> _Job_
Copy exactly the lines from the beginning of the data down to and including the line holding "-10.5, -10.5, -10.5];", without any pictures.

Start Dataset extract

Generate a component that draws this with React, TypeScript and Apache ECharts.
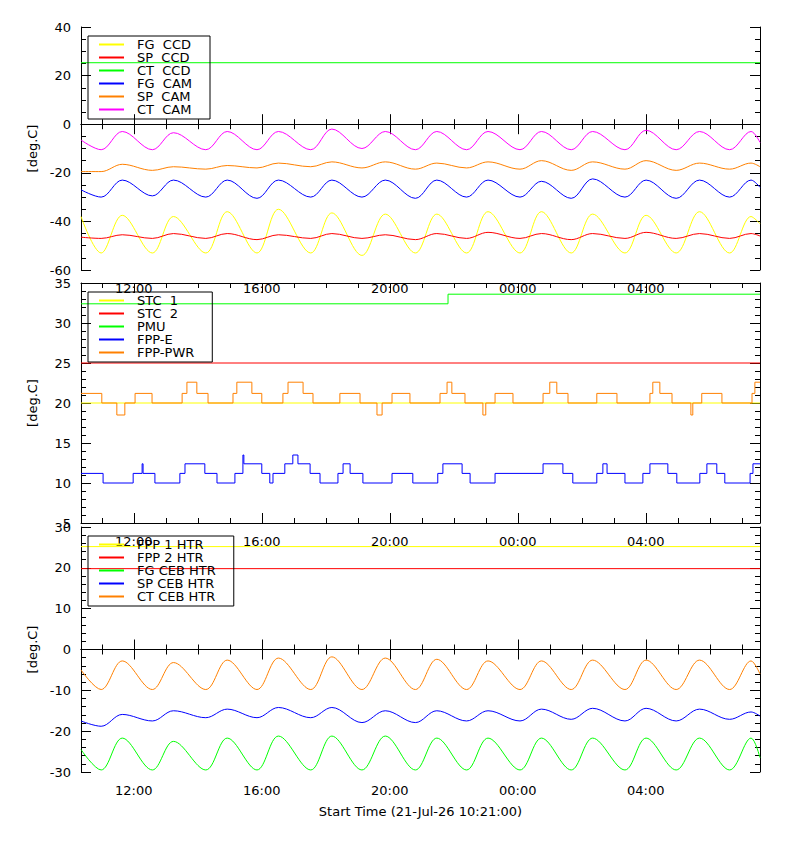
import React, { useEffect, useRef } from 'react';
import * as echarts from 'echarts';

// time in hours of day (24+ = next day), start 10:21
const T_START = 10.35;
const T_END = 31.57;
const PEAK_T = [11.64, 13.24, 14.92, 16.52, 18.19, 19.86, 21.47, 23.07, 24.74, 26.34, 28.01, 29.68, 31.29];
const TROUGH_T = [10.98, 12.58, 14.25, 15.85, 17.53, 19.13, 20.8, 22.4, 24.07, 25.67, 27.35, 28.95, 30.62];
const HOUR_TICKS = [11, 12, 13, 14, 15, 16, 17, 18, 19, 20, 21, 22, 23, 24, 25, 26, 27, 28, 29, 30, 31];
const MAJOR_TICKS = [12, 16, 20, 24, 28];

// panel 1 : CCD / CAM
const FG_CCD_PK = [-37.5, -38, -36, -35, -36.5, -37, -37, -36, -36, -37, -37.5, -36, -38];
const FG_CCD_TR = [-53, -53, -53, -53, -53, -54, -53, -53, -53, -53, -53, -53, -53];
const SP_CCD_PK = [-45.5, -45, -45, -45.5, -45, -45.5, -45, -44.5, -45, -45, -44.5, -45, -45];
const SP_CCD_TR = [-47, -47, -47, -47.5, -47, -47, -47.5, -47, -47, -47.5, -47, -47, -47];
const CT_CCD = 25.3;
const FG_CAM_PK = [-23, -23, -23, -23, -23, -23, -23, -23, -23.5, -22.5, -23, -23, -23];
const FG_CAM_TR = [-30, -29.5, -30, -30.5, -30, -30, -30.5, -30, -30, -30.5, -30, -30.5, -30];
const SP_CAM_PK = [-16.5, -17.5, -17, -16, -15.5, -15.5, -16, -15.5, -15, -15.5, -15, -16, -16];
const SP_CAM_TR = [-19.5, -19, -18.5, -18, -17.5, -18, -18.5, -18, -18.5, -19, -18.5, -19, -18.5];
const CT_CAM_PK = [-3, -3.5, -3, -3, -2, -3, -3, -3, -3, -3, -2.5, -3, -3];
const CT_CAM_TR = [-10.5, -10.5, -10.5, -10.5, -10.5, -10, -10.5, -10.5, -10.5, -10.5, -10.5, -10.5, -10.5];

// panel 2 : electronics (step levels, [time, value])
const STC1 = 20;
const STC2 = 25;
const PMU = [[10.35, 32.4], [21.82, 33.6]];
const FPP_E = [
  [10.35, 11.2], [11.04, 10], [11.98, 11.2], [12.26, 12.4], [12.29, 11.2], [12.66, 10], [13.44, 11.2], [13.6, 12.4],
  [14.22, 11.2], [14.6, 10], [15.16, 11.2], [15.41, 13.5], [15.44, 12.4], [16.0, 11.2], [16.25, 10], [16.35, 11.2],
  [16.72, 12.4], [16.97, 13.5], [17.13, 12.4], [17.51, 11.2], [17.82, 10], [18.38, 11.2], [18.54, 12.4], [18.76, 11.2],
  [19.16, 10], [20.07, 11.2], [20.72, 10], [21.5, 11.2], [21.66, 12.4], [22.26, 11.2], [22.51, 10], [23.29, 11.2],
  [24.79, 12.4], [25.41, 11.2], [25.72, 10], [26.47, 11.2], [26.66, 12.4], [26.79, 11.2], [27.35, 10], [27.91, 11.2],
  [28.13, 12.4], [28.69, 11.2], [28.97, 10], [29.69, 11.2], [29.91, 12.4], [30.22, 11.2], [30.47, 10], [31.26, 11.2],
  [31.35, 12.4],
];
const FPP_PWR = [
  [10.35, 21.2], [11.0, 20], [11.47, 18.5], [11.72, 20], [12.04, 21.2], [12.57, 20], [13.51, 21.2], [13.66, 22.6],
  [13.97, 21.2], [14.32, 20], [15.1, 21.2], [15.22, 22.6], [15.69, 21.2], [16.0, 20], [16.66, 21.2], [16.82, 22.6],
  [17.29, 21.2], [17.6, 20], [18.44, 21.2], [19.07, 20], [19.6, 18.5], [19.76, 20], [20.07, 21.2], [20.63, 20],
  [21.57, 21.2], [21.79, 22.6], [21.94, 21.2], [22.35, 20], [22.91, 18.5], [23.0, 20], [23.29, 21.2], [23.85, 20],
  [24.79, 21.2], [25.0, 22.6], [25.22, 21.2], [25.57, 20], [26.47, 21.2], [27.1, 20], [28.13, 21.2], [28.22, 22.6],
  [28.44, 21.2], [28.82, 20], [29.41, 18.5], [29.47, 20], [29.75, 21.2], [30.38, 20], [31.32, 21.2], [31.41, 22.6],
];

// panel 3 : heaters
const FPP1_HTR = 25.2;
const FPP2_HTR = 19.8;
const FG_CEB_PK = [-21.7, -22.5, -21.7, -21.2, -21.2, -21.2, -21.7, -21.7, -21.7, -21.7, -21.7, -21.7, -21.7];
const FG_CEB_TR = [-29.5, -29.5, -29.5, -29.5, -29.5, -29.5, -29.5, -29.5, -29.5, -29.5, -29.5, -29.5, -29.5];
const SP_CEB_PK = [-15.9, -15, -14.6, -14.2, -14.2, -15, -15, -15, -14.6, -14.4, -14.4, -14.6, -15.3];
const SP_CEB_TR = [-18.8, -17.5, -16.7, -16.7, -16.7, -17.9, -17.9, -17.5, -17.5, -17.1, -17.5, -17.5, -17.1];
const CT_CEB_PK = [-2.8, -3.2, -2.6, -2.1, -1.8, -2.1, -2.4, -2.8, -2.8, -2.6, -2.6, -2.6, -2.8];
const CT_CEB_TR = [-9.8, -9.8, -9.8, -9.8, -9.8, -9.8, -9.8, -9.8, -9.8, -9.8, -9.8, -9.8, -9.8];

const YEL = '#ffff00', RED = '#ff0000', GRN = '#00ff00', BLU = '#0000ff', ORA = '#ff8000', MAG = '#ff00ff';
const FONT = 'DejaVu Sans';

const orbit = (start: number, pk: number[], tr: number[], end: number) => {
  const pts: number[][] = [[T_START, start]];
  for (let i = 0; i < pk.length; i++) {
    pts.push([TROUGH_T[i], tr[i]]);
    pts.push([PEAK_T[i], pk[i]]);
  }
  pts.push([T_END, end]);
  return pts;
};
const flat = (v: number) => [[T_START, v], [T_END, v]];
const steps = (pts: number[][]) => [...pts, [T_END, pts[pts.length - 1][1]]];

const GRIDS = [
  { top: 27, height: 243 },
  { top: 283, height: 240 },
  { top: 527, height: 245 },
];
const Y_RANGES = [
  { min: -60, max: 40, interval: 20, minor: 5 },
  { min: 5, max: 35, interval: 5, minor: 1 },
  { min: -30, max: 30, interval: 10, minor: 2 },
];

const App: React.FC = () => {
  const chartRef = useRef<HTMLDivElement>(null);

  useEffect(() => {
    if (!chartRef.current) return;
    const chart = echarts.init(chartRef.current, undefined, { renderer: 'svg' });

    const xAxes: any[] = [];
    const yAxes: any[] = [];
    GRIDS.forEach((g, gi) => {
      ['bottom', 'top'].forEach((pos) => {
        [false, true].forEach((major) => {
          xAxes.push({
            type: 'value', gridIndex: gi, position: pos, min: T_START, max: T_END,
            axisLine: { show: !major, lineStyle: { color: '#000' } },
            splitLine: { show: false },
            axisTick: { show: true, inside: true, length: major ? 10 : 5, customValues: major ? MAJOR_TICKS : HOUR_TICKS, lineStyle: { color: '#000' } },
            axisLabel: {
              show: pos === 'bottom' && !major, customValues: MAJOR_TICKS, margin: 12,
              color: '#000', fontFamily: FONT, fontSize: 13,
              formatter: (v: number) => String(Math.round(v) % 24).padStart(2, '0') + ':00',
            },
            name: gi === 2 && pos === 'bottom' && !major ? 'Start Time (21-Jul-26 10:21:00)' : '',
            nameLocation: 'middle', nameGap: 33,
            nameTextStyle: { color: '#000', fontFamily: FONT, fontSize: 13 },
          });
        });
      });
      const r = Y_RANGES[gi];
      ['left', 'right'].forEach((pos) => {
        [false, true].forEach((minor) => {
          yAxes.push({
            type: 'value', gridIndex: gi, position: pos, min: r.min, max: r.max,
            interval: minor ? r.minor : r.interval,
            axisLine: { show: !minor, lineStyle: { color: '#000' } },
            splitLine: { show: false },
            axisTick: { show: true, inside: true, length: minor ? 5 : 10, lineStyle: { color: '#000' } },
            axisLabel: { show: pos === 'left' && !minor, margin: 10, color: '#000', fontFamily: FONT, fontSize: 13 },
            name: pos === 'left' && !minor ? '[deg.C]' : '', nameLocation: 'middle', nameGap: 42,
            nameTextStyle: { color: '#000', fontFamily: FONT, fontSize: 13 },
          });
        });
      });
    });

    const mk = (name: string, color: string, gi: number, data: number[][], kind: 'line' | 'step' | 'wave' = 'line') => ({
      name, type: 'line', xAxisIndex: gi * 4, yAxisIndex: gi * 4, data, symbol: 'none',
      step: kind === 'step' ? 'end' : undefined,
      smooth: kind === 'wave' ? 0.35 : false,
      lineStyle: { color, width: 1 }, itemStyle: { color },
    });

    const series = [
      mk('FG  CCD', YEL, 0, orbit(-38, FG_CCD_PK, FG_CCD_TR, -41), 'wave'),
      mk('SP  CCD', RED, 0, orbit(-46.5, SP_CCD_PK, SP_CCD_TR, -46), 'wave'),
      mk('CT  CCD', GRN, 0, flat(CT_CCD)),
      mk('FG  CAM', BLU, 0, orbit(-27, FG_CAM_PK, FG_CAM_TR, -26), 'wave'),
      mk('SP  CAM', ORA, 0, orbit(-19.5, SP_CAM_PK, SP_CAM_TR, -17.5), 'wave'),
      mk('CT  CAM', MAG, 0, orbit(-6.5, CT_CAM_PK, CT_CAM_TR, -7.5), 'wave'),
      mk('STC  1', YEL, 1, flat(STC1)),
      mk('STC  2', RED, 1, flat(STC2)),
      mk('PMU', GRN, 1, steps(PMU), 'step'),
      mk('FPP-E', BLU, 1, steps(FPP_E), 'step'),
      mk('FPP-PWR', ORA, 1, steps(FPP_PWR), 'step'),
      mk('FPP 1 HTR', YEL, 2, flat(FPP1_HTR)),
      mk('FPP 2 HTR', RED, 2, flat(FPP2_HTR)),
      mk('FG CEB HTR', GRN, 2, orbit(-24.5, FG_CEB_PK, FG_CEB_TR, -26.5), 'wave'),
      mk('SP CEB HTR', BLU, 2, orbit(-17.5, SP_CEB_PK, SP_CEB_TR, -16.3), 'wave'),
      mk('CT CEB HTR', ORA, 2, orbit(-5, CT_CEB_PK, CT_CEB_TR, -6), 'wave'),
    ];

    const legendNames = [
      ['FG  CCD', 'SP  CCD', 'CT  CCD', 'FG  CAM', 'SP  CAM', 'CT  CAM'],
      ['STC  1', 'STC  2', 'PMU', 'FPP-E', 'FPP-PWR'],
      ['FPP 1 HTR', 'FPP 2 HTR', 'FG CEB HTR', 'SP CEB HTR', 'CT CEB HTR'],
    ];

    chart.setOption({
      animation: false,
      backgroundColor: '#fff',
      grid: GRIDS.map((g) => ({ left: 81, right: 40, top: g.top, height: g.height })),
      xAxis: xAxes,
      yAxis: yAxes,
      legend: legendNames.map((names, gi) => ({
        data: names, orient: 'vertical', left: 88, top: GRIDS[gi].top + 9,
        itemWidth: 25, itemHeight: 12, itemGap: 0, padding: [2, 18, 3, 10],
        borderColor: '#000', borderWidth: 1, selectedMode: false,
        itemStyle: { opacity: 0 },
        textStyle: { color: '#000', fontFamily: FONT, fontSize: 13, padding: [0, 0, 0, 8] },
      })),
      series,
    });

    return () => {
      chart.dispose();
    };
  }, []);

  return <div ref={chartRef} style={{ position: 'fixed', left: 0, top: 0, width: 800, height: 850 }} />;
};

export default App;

End Dataset extract

> _Solved exercise_
Generate a component that draws this with React, TypeScript and Apache ECharts.
import React, { useEffect, useRef } from 'react';
import * as echarts from 'echarts';

// time in hours of day (24+ = next day), start 10:21
const T_START = 10.35;
const T_END = 31.57;
const PEAK_T = [11.64, 13.24, 14.92, 16.52, 18.19, 19.86, 21.47, 23.07, 24.74, 26.34, 28.01, 29.68, 31.29];
const TROUGH_T = [10.98, 12.58, 14.25, 15.85, 17.53, 19.13, 20.8, 22.4, 24.07, 25.67, 27.35, 28.95, 30.62];
const HOUR_TICKS = [11, 12, 13, 14, 15, 16, 17, 18, 19, 20, 21, 22, 23, 24, 25, 26, 27, 28, 29, 30, 31];
const MAJOR_TICKS = [12, 16, 20, 24, 28];

// panel 1 : CCD / CAM
const FG_CCD_PK = [-37.5, -38, -36, -35, -36.5, -37, -37, -36, -36, -37, -37.5, -36, -38];
const FG_CCD_TR = [-53, -53, -53, -53, -53, -54, -53, -53, -53, -53, -53, -53, -53];
const SP_CCD_PK = [-45.5, -45, -45, -45.5, -45, -45.5, -45, -44.5, -45, -45, -44.5, -45, -45];
const SP_CCD_TR = [-47, -47, -47, -47.5, -47, -47, -47.5, -47, -47, -47.5, -47, -47, -47];
const CT_CCD = 25.3;
const FG_CAM_PK = [-23, -23, -23, -23, -23, -23, -23, -23, -23.5, -22.5, -23, -23, -23];
const FG_CAM_TR = [-30, -29.5, -30, -30.5, -30, -30, -30.5, -30, -30, -30.5, -30, -30.5, -30];
const SP_CAM_PK = [-16.5, -17.5, -17, -16, -15.5, -15.5, -16, -15.5, -15, -15.5, -15, -16, -16];
const SP_CAM_TR = [-19.5, -19, -18.5, -18, -17.5, -18, -18.5, -18, -18.5, -19, -18.5, -19, -18.5];
const CT_CAM_PK = [-3, -3.5, -3, -3, -2, -3, -3, -3, -3, -3, -2.5, -3, -3];
const CT_CAM_TR = [-10.5, -10.5, -10.5, -10.5, -10.5, -10, -10.5, -10.5, -10.5, -10.5, -10.5, -10.5, -10.5];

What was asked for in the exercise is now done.